Under the direction of world-renowned conductor Edo de Waart, the Milwaukee Symphony Orchestra returns to the Wisconsin Union Theater stage. It will perform the Barber Violin Concerto with Frank Almond, soloist, and other works.

SATURDAY, DEC. 11: “All is Calm: The Christmas Truce of 1914” – a musical drama performed by Cantus (below) & Theater Latte Da.


It is the Western Front, Christmas Eve, 1914. Out of the violence of the Great War’s trenches comes a silence, then a song as a young German soldier steps into no man’s land singing “Stille Nacht” (Silent Night). Thus begins an extraordinary night of camaraderie, music, and peace.

Cantus, Theater Latté Da and Hennepin Theatre Trust present All Is Calm: The Christmas Truce of 1914 by Peter Rothstein, with musical arrangements by Erick Lichte and Timothy C. Takach.

Through new arrangements of European carols and war-songs, “All Is Calm” recalls the remarkable World War I truce between Allied Forces and German soldiers in No Man’s Land on Christmas, 1914.

THURSDAY, FEB 17: Violinist Hilary Hahn (below) with Valentina Lisitsa on piano.

The program will include Tartini (arranged by Kreisler) “Variations on a Theme by Corelli”; Beethoven’s Violin Sonata No. 5 in F Major, “Spring”; Charles Ives’ Violin Sonata No. 4; J.S. Bach’s Solo Violin Sonata No. 1; and Antheil’s Violin Sonata No. 1.

Two-time Grammy Award-winning violinist Hilary Hahn is celebrated for her innovative interpretations, technical assurance and captivating stage presence. Named the 2008 Gramophone Artist of the Year, Hahn appears regularly with the world’s leading orchestras and in the most prestigious recital series in Europe, Asia, and North and South America.

THURSDAY, APRIL 21: Pianist Jeremy Denk (below).


In 1998 Jeremy Denk — who accompanied violinist Joshua Bell at the Wisconsin Union Theater — won the Young Concert Artists International Auditions and received a prestigious Avery Fisher Career Grant. Since then the pianist’s career has flourished.

The New York Times described his playing as “bracing, effortlessly virtuosic and utterly joyous,” and he has garnered comparable critical acclaim for his engagements with leading orchestras nationwide.

The versatile American pianist’s repertoire ranges from the standard works of the 18th and 19th centuries to twentieth-century masters such as Ives, Ligeti, Lutoslawski and Messiaen, and further to new works by leading composers of today.

In addition, “KEYBOARD CONVERSATIONS” by pianist JEFFREY SIEGEL (below) are going from three this season to two:

They are on Tuesdays at 7:30 in Mills Hall at the UW School of Music.

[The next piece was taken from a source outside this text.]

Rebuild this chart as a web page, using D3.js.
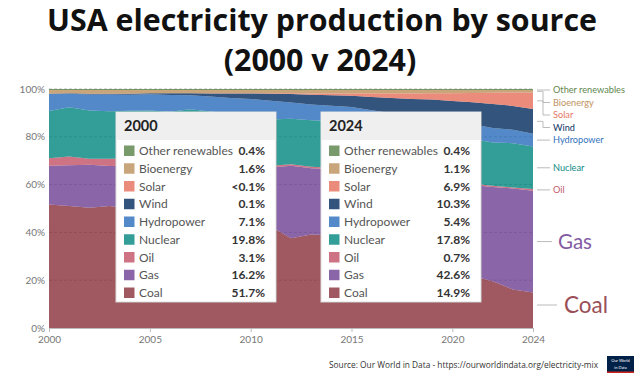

November 9: “THE ROMANTIC MUSIC OF ROBERT SCHUMANN: FANTASIES FORBIDDEN AND FULFILLED”: Celebrate the 200th birthday of this beloved composer with some of the most love inspired music ever written. Program includes the fantastic “Fantasy Pieces,” Opus 12 and the stunning, virtuosic “Symphonic Etudes,” Opus 13 – or “Variations on a melody of a false Father-in-Law”!

March 22:  PARIS – 1911!  A CENTURY CELEBRATION! Enduring, forever engaging masterpieces composed exactly one hundred years ago! Ravel’s “Noble and Sentimental Waltzes”; exotic Preludes of Debussy and Faure; humorous short pieces by Eric Satie; and Stravinsky’s colorful “Petrouchka.”